As Pastner searched to fill the void left when former assistant Tavaras Hardy was named head coach at Loyola-Maryland, he looked for someone with a knack for player development and an ability to connect with young men who play the game well.

That’s Wilkins.

Between his time growing up in Atlanta and playing hoops, his time spent hooping here in summers and then coaching the Stackhouse Elite, he formed relationships with countless men who have become AAU coaches in metro Atlanta.

Wilkins is all about relationships. He knows every local program well. And from the point where future Georgia Tech student-athletes arrive on campus, he’ll bring the underdog to his work and aid players to help them multiply themselves.

He’ll bump everyone up, and encourage battle, which is the Georgia Tech way.

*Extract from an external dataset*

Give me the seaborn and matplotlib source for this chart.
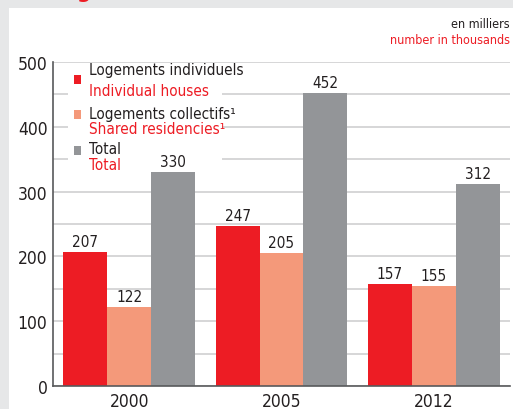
import pandas as pd
import numpy as np
import matplotlib.pyplot as plt
import seaborn as sns
from matplotlib.patches import Rectangle

years = ['2000', '2005', '2012']
individuels = [207, 247, 157]
collectifs = [122, 205, 155]
total = [330, 452, 312]
series = ['Individuels', 'Collectifs', 'Total']
colors = ['#ed1c24', '#f4997a', '#939598']

df = pd.DataFrame({
    'year': years * 3,
    'type': [s for s in series for _ in years],
    'value': individuels + collectifs + total,
})

sns.set_style('white')
plt.rcParams['font.family'] = ['DejaVu Sans']
plt.rcParams['font.stretch'] = 'condensed'

W, H = 513, 410
fig = plt.figure(figsize=(W / 100, H / 100), dpi=100, facecolor='#e6e7e8')


def px(x, y):
    return x / W, 1 - y / H


# white panel
fig.patches.append(Rectangle(px(9, 410), 1, 401 / H, transform=fig.transFigure,
                             facecolor='white', edgecolor='none', zorder=-5))

ax = fig.add_axes([53 / W, 1 - 387 / H, 457 / W, 324 / H])
ax.set_zorder(2)
ax.set_facecolor('white')

sns.barplot(data=df, x='year', y='value', hue='type', palette=colors,
            width=0.865, gap=0, saturation=1, legend=False, ax=ax, zorder=2,
            linewidth=0, edgecolor='none')

for c in ax.containers:
    ax.bar_label(c, padding=2, fontsize=11, color='#231f20', zorder=4)

ax.set_xlim(-0.5, 2.5)
ax.set_ylim(0, 500)
ax.set_yticks(np.arange(0, 501, 50))
ax.set_yticklabels([str(v) if v % 100 == 0 else '' for v in range(0, 501, 50)])
ax.yaxis.grid(True, color='#cbcccd', linewidth=1.1, zorder=0)
ax.set_axisbelow(True)
ax.tick_params(axis='y', length=0, pad=4, labelsize=12.5, labelcolor='#231f20')
ax.tick_params(axis='x', length=0, pad=4, labelsize=12.5, labelcolor='#231f20')
ax.set_xlabel('')
ax.set_ylabel('')
for s in ['top', 'right']:
    ax.spines[s].set_visible(False)
for s in ['left', 'bottom']:
    ax.spines[s].set_color('#58595b')
    ax.spines[s].set_linewidth(1.2)

# legend drawn by hand (two-language labels) on a white box hiding the grid
ax.add_patch(Rectangle(px(68, 173), 154 / W, 107 / H, transform=fig.transFigure,
                       facecolor='white', edgecolor='none', zorder=1.5))
legend_items = [
    (colors[0], 'Logements individuels', 'Individual houses', 76, 71, 92),
    (colors[1], 'Logements collectifs¹', 'Shared residencies¹', 111, 114, 130),
    (colors[2], 'Total', 'Total', 147, 149, 165),
]
for col, fr, en, sq_y, y1, y2 in legend_items:
    fig.patches.append(Rectangle(px(74, sq_y + 9), 7 / W, 9 / H,
                                 transform=fig.transFigure, facecolor=col,
                                 edgecolor='none', zorder=5))
    fig.text(*px(89, y1), fr, fontsize=11, color='#231f20', va='center', ha='left', zorder=6)
    fig.text(*px(89, y2), en, fontsize=11, color='#ed1c24', va='center', ha='left', zorder=6)

fig.text(*px(510, 24), 'en milliers', fontsize=9, color='#231f20', ha='right', va='center')
fig.text(*px(510, 41), 'number in thousands', fontsize=9, color='#ed1c24', ha='right', va='center')

# cut-off title fragment at top
fig.text(*px(76, -2), 'g', fontsize=16, fontweight='bold', color='#ed1c24',
         ha='left', va='baseline')

fig.savefig('out.png', dpi=100, facecolor=fig.get_facecolor())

“When you’re not sure it’s going to work, but you fight willfully without certainty of outcome. I’ve had a lot of uncertainty of outcome in my travels, and I have some great moments of triumph, whether it was the tryout with the Hawks or getting a Division I scholarship, or being able to be a pro and play overseas, or coaching in college,” he said.

“Those were moments of triumph that came from not being afraid to put myself in an uncomfortable circumstance. Nothing replaces being a competitor, pursuing the best version of yourself.”

That is the philosophy and attitude Anthony Wilkins wants to bring to the Yellow Jackets.